I considered that focusing on the social interactions, responsibilities, and employee experience could give us some good insights.
I’m gonna explain here how we combined Team Topologies, Context Mapping, Team Cognitive Load, Core-Domain Chart, and Wardley Mapping to uncover where to do a set of micro interventions to the socio-technical system.
As an outcome of the workshops we did, we came up with this way of describing the architecture that shown business purpose inspired on DDD Subdomain types.
So, let’s start with the engineering strategy that I’m so proud of that I was able to do with a very talented people. It contains:
A great implementation of a Platform as a Product approach based on Team Topologies.
How we measured Team Cognitive Load to bring focus and direction.
Investing in moving non-competitive services to supporting subdomains.
How a set leadership decisions created success for some teams but created a huge inertia on others to adopt the new approach.
Engineering Strategy
Purpose
We weren’t able to have a sustainable flow of change. Every now and then we had some kind of a crisis that required that kind of hero culture to fix the stuff.
We weren’t a reliable tribe. Even though at team level we improved.
Our goal was to make the tribe reliable/resilient and create sustainable flow of change to support the different business initiatives.
We were able to put into production one product of three. So, how do we accomplish:
Keep improving Product B based on customer feedback and needs.
Release Product A and C.
Context
As a tribe, we were much exposed to external changes (either higher leadership, other tribe needs, competition moves, or just regulatory changes) that required fast interventions, which usually implied a leadership top-down decision.
Interestingly, I found that even though some teams might be performing at a maturer level, it doesn’t translate directly into a tribe being more mature.

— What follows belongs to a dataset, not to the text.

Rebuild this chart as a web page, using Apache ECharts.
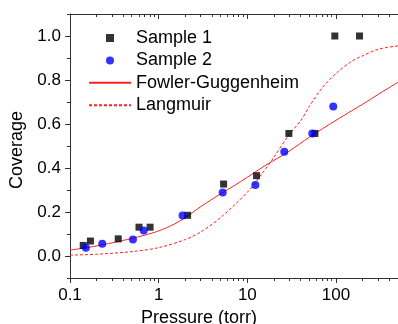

We didn’t have a predictable roadmap, and we were much jumping on what product/business/sales/leadership said it was more important that week.
As middle-leadership team at tribe level, we were overburden, stressed, too involved in the teams day to day to understand what was happening, and we were requiring staff engineers to coordinate tribe level initiatives and firefight all the time.
Stuff was more calm for some teams because they accomplished E2E ownership (remember B team just was supporting end customers and operations team, and they had a easier time now), but when it come to collaborating with other teams within the tribe, we had a lot of back and forth because backlogs were full and supported multiple stakeholders.
As leadership of the tribe, we noticed that change happened from multiple places and it didn’t take into account how we organized the tribe. When some stakeholder needed a change, they were able to talk directly to some PMs to see if they had backlog capacity to deliver a feature, regardless if it was from their teams ownership.
Understanding
When I face a complex socio-technical system, I know that there is no root cause that explains what is happening. So, I would rather find the area that we could impact the most because chaning anything will require a high effort.
I also know that the purpose of a system is what it does, which we had to modify to create the results that we wanted. It meant we needed to change how people worked together with the hope that it will translate into a better situation.
I focused on understanding the next areas:
How change happen.
Team Cognitive Load.
Teams interactions.
with the hope that we could find the right place to introduce change incrementally.
How change happen
I sat down with the VP of Business to understand better the business model, and from there I continued to understand how an initative was created, how it materializes, and it ends on different teams.
The first realization is that the initative and how the teams were structured didn’t match.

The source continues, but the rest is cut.